Configure the ScanIterator’s behavior, selecting it’s iteration strategy over either its default iterator or the provided iterator argument.

Parameters
  • iterator (Iterator, optional) – The iterator to manipulate. If missing, the default iterator will be used.

  • grouped (bool, optional) – Whether the iterator should be grouped and produce ScanBunch objects or single Scan. If None is passed, has_ms1_scans() will be be used instead. Defaults to None.

abstract next() Union[ms_deisotope.data_source.scan.loader.ScanType, ms_deisotope.data_source.scan.base.ScanBunch][source]

Advance the iterator, fetching the next ScanBunch or ScanBase depending upon iteration strategy.

Returns

Return type

ScanBunch or ScanBase

reset()[source]

Reset the iterator, if possible, and clear any caches.

property scan_cache

A weakref.WeakValueDictionary mapping used to retrieve scans from memory if available before re-reading them from disk.

class ms_deisotope.data_source.common.RandomAccessScanSource(*args, **kwds)[source]

An Abstract Base Class that extends ScanIterator with additional requirements that the implementation support random access to individual scans. This should be doable by unique identifier, sequential index, or by scan time.

find_next_ms1(start_index: int) Optional[ms_deisotope.data_source.scan.loader.ScanType][source]

Locate the MS1 scan following start_index, iterating forwards through scans until either the last scan is reached or an MS1 scan is found.

Returns

Return type

ScanBase or None if not found

find_previous_ms1(start_index: int) Optional[ms_deisotope.data_source.scan.loader.ScanType][source]

Locate the MS1 scan preceding start_index, iterating backwards through scans until either the first scan is reached or an MS1 scan is found.

Returns

Return type

ScanBase or None if not found

abstract get_scan_by_id(scan_id: str) ms_deisotope.data_source.scan.loader.ScanType[source]

Retrieve the scan object for the specified scan id.

If the scan object is still bound and in memory somewhere, a reference to that same object will be returned. Otherwise, a new object will be created.

Parameters

scan_id (str) – The unique scan id value to be retrieved

Returns

Return type

Scan

abstract get_scan_by_index(index: int) ms_deisotope.data_source.scan.loader.ScanType[source]

Retrieve the scan object for the specified scan index.

This internally calls get_scan_by_id() which will use its cache.

Parameters

index (int) – The index to get the scan for

Returns

Return type

Scan

abstract get_scan_by_time(time: float) ms_deisotope.data_source.scan.loader.ScanType[source]

Retrieve the scan object for the specified scan time.
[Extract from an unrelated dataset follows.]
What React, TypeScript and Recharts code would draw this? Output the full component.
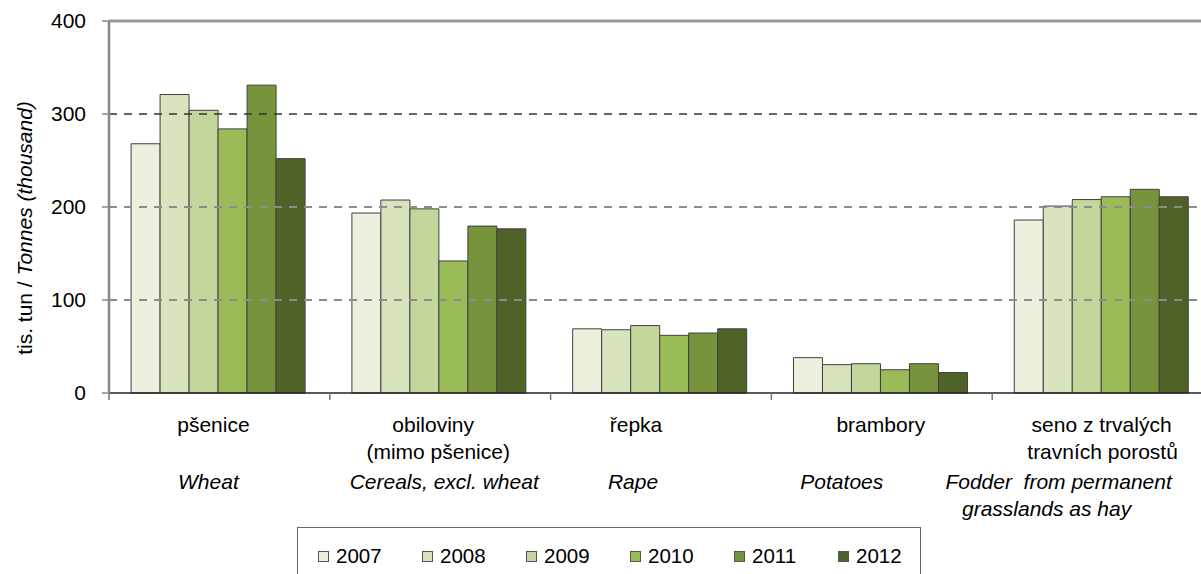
import React from 'react';
import { BarChart, Bar, XAxis, YAxis, ReferenceLine, Legend } from 'recharts';

// ---- data ----
const categories = ['wheat', 'cereals', 'rape', 'potatoes', 'fodder'];
const czLabels = [
  ['pšenice'],
  ['obiloviny', '(mimo pšenice)'],
  ['řepka'],
  ['brambory'],
  ['seno z trvalých', 'travních porostů'],
];
const enLabels = [
  ['Wheat'],
  ['Cereals, excl. wheat'],
  ['Rape'],
  ['Potatoes'],
  ['Fodder  from permanent', 'grasslands as hay'],
];
const years = ['2007', '2008', '2009', '2010', '2011', '2012'];
const v2007 = [268, 193.5, 69, 38, 186];
const v2008 = [321, 207.5, 68, 30.5, 201];
const v2009 = [304, 198, 72.5, 31.5, 208];
const v2010 = [284, 142, 62, 25, 211];
const v2011 = [331, 179.5, 64.5, 31.5, 219];
const v2012 = [252, 176.5, 69, 22, 211];
const seriesValues = [v2007, v2008, v2009, v2010, v2011, v2012];
const yTicks = [0, 100, 200, 300, 400];

// ---- style ----
const colors = ['#EBF1DE', '#D7E4BD', '#C3D69B', '#9BBB59', '#77933C', '#4F6228'];
const FONT = '"Liberation Sans", Arial, sans-serif';
const CHART_W = 1216;
const CHART_H = 574;
const Y_AXIS_W = 109;
const MARGIN = { top: 21, right: 3, bottom: 0, left: 0 };
const PLOT_W = CHART_W - Y_AXIS_W - MARGIN.left - MARGIN.right;
const BAND = PLOT_W / categories.length;
const czDx = [[-6], [-7, -2], [-25], [-1], [-1, 0]];
const enDx = [[-11], [4], [-28], [-40], [-44, -56]];
const czBaselines = [432, 459];
const enBaselines = [489, 516];

const data = categories.map((c, i) => {
  const row: Record<string, any> = { name: c };
  years.forEach((y, j) => {
    row['y' + y] = seriesValues[j][i];
  });
  return row;
});

function CatTick(props: any) {
  const { x, y, index } = props;
  const i = index;
  return (
    <g>
      <line x1={x - BAND / 2} x2={x - BAND / 2} y1={y} y2={y + 7} stroke="#777" strokeWidth={1.5} />
      {i === categories.length - 1 && (
        <line x1={x + BAND / 2} x2={x + BAND / 2} y1={y} y2={y + 7} stroke="#777" strokeWidth={1.5} />
      )}
      {czLabels[i].map((t, k) => (
        <text
          key={'cz' + k}
          x={x + czDx[i][k]}
          y={czBaselines[k]}
          textAnchor="middle"
          fontFamily={FONT}
          fontSize={21}
          fill="#000"
          style={{ whiteSpace: 'pre' }}
        >
          {t}
        </text>
      ))}
      {enLabels[i].map((t, k) => (
        <text
          key={'en' + k}
          x={x + enDx[i][k]}
          y={enBaselines[k]}
          textAnchor="middle"
          fontFamily={FONT}
          fontSize={21}
          fontStyle="italic"
          fill="#000"
          style={{ whiteSpace: 'pre' }}
        >
          {t}
        </text>
      ))}
    </g>
  );
}

function YLabel() {
  const cx = 24;
  const cy = 228;
  return (
    <text
      x={cx}
      y={cy}
      transform={`rotate(-90, ${cx}, ${cy})`}
      textAnchor="middle"
      dominantBaseline="central"
      fontFamily={FONT}
      fontSize={21}
      fill="#000"
    >
      <tspan>tis. tun / </tspan>
      <tspan fontStyle="italic">Tonnes (thousand)</tspan>
    </text>
  );
}

function LegendBox(props: any) {
  const payload = props.payload || [];
  return (
    <div
      style={{
        width: 624,
        height: 47,
        boxSizing: 'border-box',
        borderTop: '1px solid #666',
        borderLeft: '1px solid #666',
        borderRight: '1px solid #666',
        position: 'relative',
        fontFamily: FONT,
        fontSize: 20.5,
        color: '#000',
      }}
    >
      {payload.map((p: any, i: number) => (
        <div
          key={p.value}
          style={{ position: 'absolute', left: 20 + i * 104, top: 17, display: 'flex', alignItems: 'center', height: 22 }}
        >
          <span
            style={{
              display: 'inline-block',
              width: 9,
              height: 9,
              border: '1px solid #555',
              background: p.color,
            }}
          />
          <span style={{ marginLeft: 7, lineHeight: '22px' }}>{p.value}</span>
        </div>
      ))}
    </div>
  );
}

export default function App() {
  return (
    <div style={{ position: 'absolute', left: 0, top: 0, width: 1201, height: 574, overflow: 'hidden', background: '#fff' }}>
      <BarChart
        width={CHART_W}
        height={CHART_H}
        data={data}
        margin={MARGIN}
        barCategoryGap="10%"
        barGap={0}
      >
        <ReferenceLine y={100} stroke="#8c8c8c" strokeWidth={2} strokeDasharray="8 7" />
        <ReferenceLine y={200} stroke="#8c8c8c" strokeWidth={2} strokeDasharray="8 7" />
        <ReferenceLine y={300} stroke="#333" strokeWidth={1.5} strokeDasharray="8 7" />
        <ReferenceLine y={400} stroke="#999" strokeWidth={3} />
        <XAxis
          dataKey="name"
          interval={0}
          height={CHART_H - 393 - MARGIN.bottom}
          tickLine={false}
          tickSize={0}
          tickMargin={0}
          axisLine={{ stroke: '#222', strokeWidth: 1.5 }}
          tick={<CatTick />}
        />
        <YAxis
          domain={[0, 400]}
          ticks={yTicks}
          width={Y_AXIS_W}
          tickSize={7}
          tickMargin={16}
          tickLine={{ stroke: '#888', strokeWidth: 1.5 }}
          axisLine={{ stroke: '#888', strokeWidth: 2.5 }}
          tick={{ fontFamily: FONT, fontSize: 21, fill: '#000' }}
          label={<YLabel />}
        />
        <Legend
          layout="horizontal"
          verticalAlign="middle"
          align="center"
          wrapperStyle={{ top: 527, left: 297, width: 624, height: 47 }}
          content={<LegendBox />}
        />
        {years.map((y, j) => (
          <Bar
            key={y}
            dataKey={'y' + y}
            name={y}
            fill={colors[j]}
            stroke="#404040"
            strokeWidth={1}
            isAnimationActive={false}
          />
        ))}
      </BarChart>
    </div>
  );
}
This internally calls get_scan_by_id() which will use its cache.

Parameters

time (float) – The time to get the nearest scan from

Returns

Return type

Scan

property has_fast_random_access: ms_deisotope.utils.Constant

Check whether the underlying data stream supports fast random access or not.

Even if the file format supports random access, it may be impractical due to overhead in parsing the underlying data stream, e.g. calling gzip.GzipFile.seek() can force the file to be decompressed from the beginning of the file on each call. This property can be used to signal to the caller whether or not it should use a different strategy.

Returns

One of DefinitelyNotFastRandomAccess, MaybeFastRandomAccess, or DefinitelyFastRandomAccess. The first is a False-y value, the latter two will evaluate to True

Return type

Constant

abstract start_from_scan(scan_id: Optional[str] = None, rt: Optional[float] = None, index: Optional[int] = None, require_ms1: bool = True, grouped=True, **kwargs) ms_deisotope.data_source.scan.loader.RandomAccessScanSource[source]

Reconstruct an iterator which will start from the scan matching one of scan_id, rt, or index. Only one may be provided.

After invoking this method, the iterator this object wraps will be changed to begin yielding scan bunchs (or single scans if grouped is False).

This method will trigger several random-access operations, making it prohibitively expensive for normally compressed files.

Parameters
  • scan_id (str, optional) – Start from the scan with the specified id.

  • rt (float, optional) – Start from the scan nearest to specified time (in minutes) in the run. If no exact match is found, the nearest scan time will be found, rounded up.

  • index (int, optional) – Start from the scan with the specified index.

  • require_ms1 (bool, optional) – Whether the iterator must start from an MS1 scan. True by default.

  • grouped (bool, optional) – whether the iterator should yield scan bunches or single scans. True by default.

property time

A indexer facade that lets you index and slice by scan time.

Returns

Return type

TimeIndex

Iteratation Strategies

ScanIterator instances may iterate over scans in single or grouped strategies. single mode produces a single instance of Scan on each iteration, while grouped produces a ScanBunch containing an MS1 Scan (may be None) and 0 or more related MSn Scan instances which are derived from the MS1 Scan. The default mode for a given ScanIterator depends upon both the file format and available metadata.

You can force the iteration strategy to be grouped when calling ScanIterator.make_iterator() by passing grouped=True, and single by passing grouped=False. The same applies to RandomAccessScanSource.start_from_scan(). When grouped mode is requested but cannot be fulfilled, ScanBunch objects are still produced, but the precursor may be None or products may be empty.

The iteration mode of a ScanIterator is always available through it’s iteration_mode attribute, which should have the value "single" or "grouped" accordingy.